Beijing faces the music over cancelled opera
The last-minute cancellation in Beijing of the premiere of an opera about modern China's founding father, Dr Sun Yat-sen, has struck a sour note in arts circles and sparked rumours that the move is politically motivated.
Dr Sun Yat-sen - produced by Opera Hong Kong, which spent four years preparing the piece - was set for its world premiere on September 30 at the Beijing National Centre for the Performing Arts.
But Min Wong, Hong Kong opera's general manager, said it was called off just weeks before its debut. 'We received a notification from the centre early this month that the performance would have to be postponed due to logistical reasons.'
Warren Mok, the troupe's artistic director and the tenor singing the title role, said it was postponed until 'some time next year'.
Several publications, including The Art Journal in London, speculated that the reason for the postponement was political censorship. This view was supported by Karsten Witt music management in Berlin, which represents the opera's composer, Huang Ruo. It said the Western-instrument production was 'cancelled ... due to political reasons'.
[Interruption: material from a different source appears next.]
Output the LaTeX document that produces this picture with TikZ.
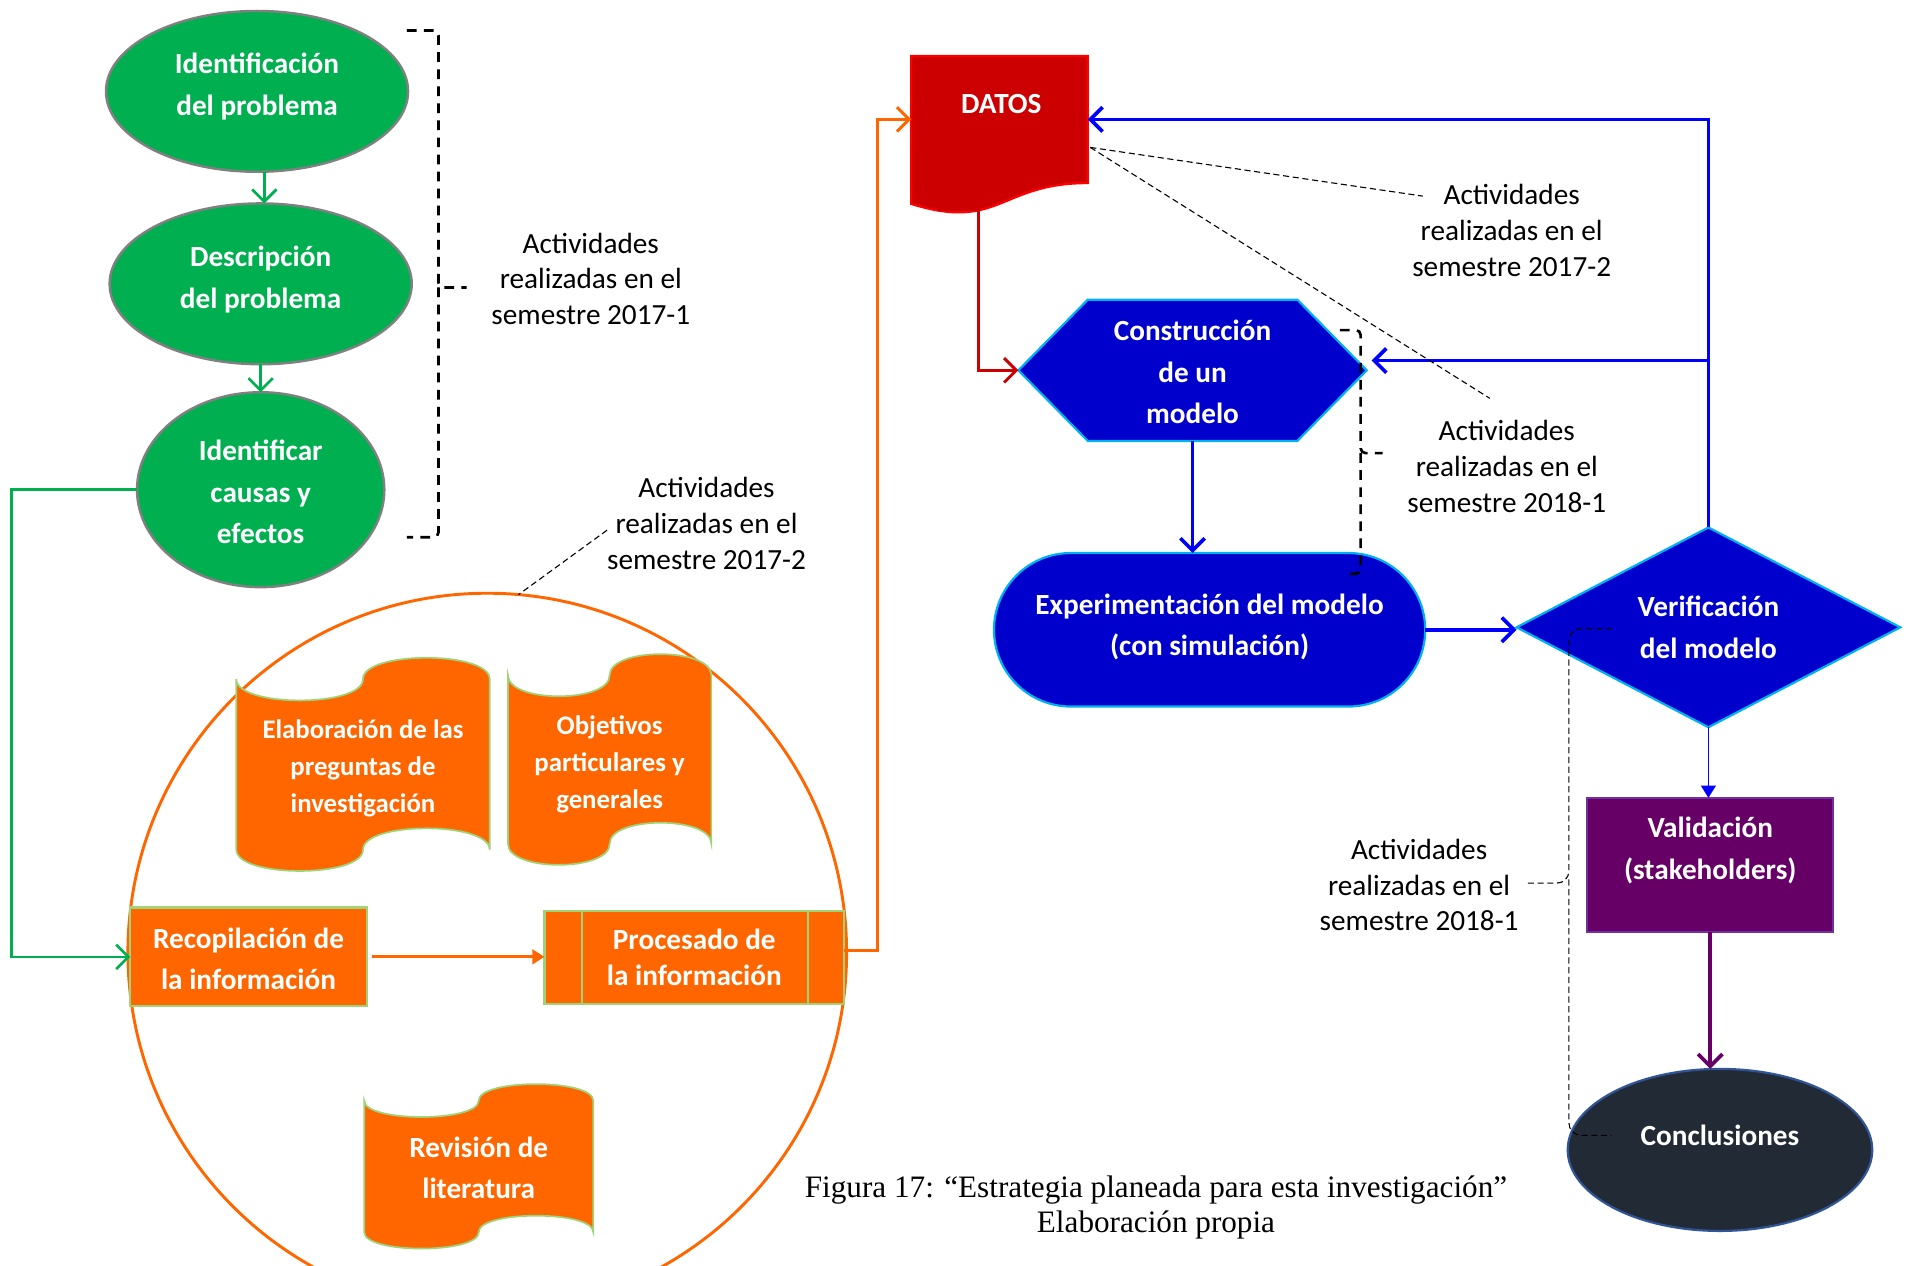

Music critic Norman Lebrecht said: 'One senior official decided there and then that the music was 'too modern' for senior [Communist] Party cadres, who were due to attend the opera, which marks the centenary of the Chinese Republic.'
Wong dismissed this allegation, saying they had to delay the show because the premiere fell around the National Day holiday. 'This opera is more about Sun Yat-sen's love story than revolution, and the music is lovely. So the content should be problem-free,' she said, adding the delay would cause losses.
The opera will now be premiered in Hong Kong on October 13.
A Leisure and Cultural Services Department spokesman said it was notified 10 days ago, but refused to comment on the reason.